**WHAT IS BEING ASKED**
Search the data for the string "with" and gather each line it is in.

-- START --

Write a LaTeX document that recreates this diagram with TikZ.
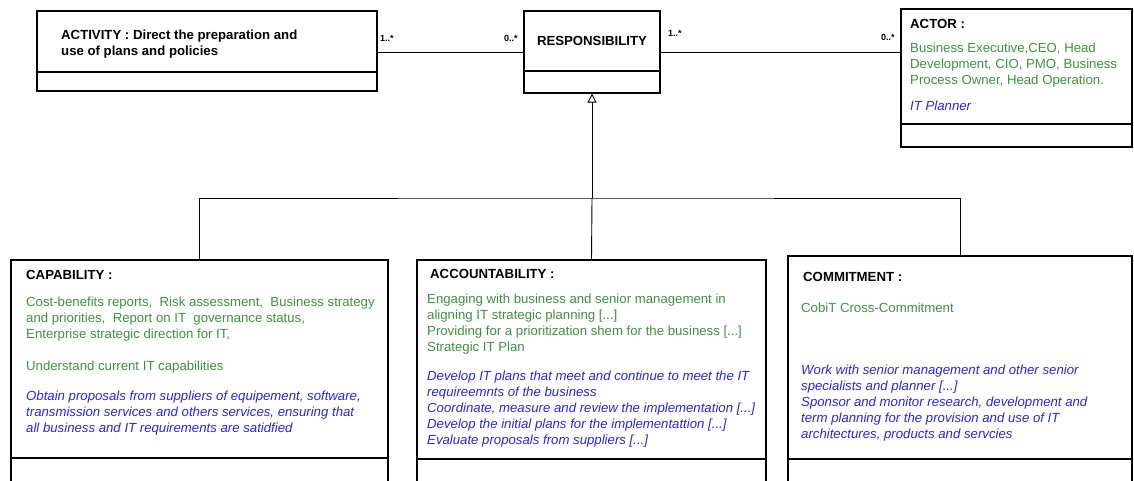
\documentclass[tikz,border=0pt]{standalone}
\usepackage{fontspec}
\setmainfont{Liberation Sans}
\usepackage{tikz}
\usetikzlibrary{arrows.meta}
\definecolor{attrgreen}{RGB}{62,146,62}
\definecolor{opblue}{RGB}{40,40,205}

\begin{document}
\begin{tikzpicture}[x=1pt,y=1pt,
  class node/.style={draw,line width=1.1pt,rectangle,inner sep=0pt},
  title/.style={font=\fontsize{13.2}{16}\selectfont\bfseries,anchor=north west,inner sep=0pt,align=left},
  attr/.style={font=\fontsize{13.2}{16}\selectfont,text=attrgreen,anchor=north west,inner sep=0pt,align=left},
  oper/.style={font=\fontsize{13.2}{16}\selectfont\itshape,text=opblue,anchor=north west,inner sep=0pt,align=left},
  mult/.style={font=\fontsize{9}{10}\selectfont\bfseries,anchor=base west,inner sep=0pt},
  link/.style={line width=0.9pt}]

\clip (0,0) rectangle (1134,481);

% class boxes
\node[class node,minimum width=340,minimum height=80] (activity) at (207,430){};
\node[class node,minimum width=136,minimum height=82] (responsibility) at (592,429){};
\node[class node,minimum width=231,minimum height=138] (actor) at (1016.5,403){};
\node[class node,minimum width=377,minimum height=236] (capability) at (199.5,103){};
\node[class node,minimum width=349,minimum height=236] (accountability) at (591.5,103){};
\node[class node,minimum width=344,minimum height=240] (commitment) at (960,105){};

% compartments
\draw[line width=1.1pt] (activity.west |- 0,409) -- (activity.east |- 0,409);
\draw[line width=1.1pt] (responsibility.west |- 0,410) -- (responsibility.east |- 0,410);
\draw[line width=1.1pt] (actor.west |- 0,357) -- (actor.east |- 0,357);
\draw[line width=1.1pt] (capability.west |- 0,23) -- (capability.east |- 0,23);
\draw[line width=1.1pt] (accountability.west |- 0,22) -- (accountability.east |- 0,22);
\draw[line width=1.1pt] (commitment.west |- 0,22) -- (commitment.east |- 0,22);

% texts
\node[title] (act-t) at (61,451) {ACTIVITY : Direct the preparation and\\use of plans and policies};
\node[font=\fontsize{13.2}{16}\selectfont\bfseries,inner sep=0pt] (resp-t) at (592,440) {RESPONSIBILITY};

\node[title] (actor-t) at (910,462) {ACTOR :};
\node[attr] (actor-a) at (910,438) {Business Executive,CEO, Head\\Development, CIO, PMO, Business\\Process Owner, Head Operation.};
\node[oper] (actor-o) at (910,380) {IT Planner};

\node[title] (cap-t) at (26,211) {CAPABILITY :};
\node[attr] (cap-a) at (26,184) {Cost-benefits reports,\ \ Risk assessment,\ \ Business strategy\\and priorities,\ \ Report on IT\ \ governance status,\\Enterprise strategic direction for IT,\\[16pt]Understand current IT capabilities};
\node[oper] (cap-o) at (26,90) {Obtain proposals from suppliers of equipement, software,\\transmission services and others services, ensuring that\\all business and IT requirements are satidfied};

\node[title] (acc-t) at (430,212) {ACCOUNTABILITY :};
\node[attr] (acc-a) at (427,187) {Engaging with business and senior management in\\aligning IT strategic planning [...]\\Providing for a prioritization shem for the business [...]\\Strategic IT Plan};
\node[oper] (acc-o) at (427,110) {Develop IT plans that meet and continue to meet the IT\\requireemnts of the business\\Coordinate, measure and review the implementation [...]\\Develop the initial plans for the implementattion [...]\\Evaluate proposals from suppliers [...]};

\node[title] (com-t) at (803,209) {COMMITMENT :};
\node[attr] (com-a) at (801,178) {CobiT Cross-Commitment};
\node[oper] (com-o) at (801,116) {Work with senior management and other senior\\specialists and planner [...]\\Sponsor and monitor research, development and\\term planning for the provision and use of IT\\architectures, products and servcies};

% associations
\draw[link] (responsibility.west) -- (responsibility.west -| activity.east);
\draw[link] (responsibility.east) -- (responsibility.east -| actor.west);
\node[mult] (m1) at (380,439) {1..*};
\node[mult] (m2) at (504,439) {0..*};
\node[mult] (m3) at (668,444) {1..*};
\node[mult] (m4) at (881,440) {0..*};

% generalization
\coordinate (junction) at (592,283);
\draw[link,-{Triangle[open,length=9pt,width=9pt,line width=0.9pt]}] (junction) -- (responsibility.south);
\draw[link] (capability.north) |- (junction) -| (commitment.north);
\draw[link] (accountability.north) -- (junction);

\end{tikzpicture}
\end{document}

-- END --

**CORRECT RESULT**
Write a LaTeX document that recreates this diagram with TikZ.
\node[attr] (acc-a) at (427,187) {Engaging with business and senior management in\\aligning IT strategic planning [...]\\Providing for a prioritization shem for the business [...]\\Strategic IT Plan};
\node[oper] (com-o) at (801,116) {Work with senior management and other senior\\specialists and planner [...]\\Sponsor and monitor research, development and\\term planning for the provision and use of IT\\architectures, products and servcies};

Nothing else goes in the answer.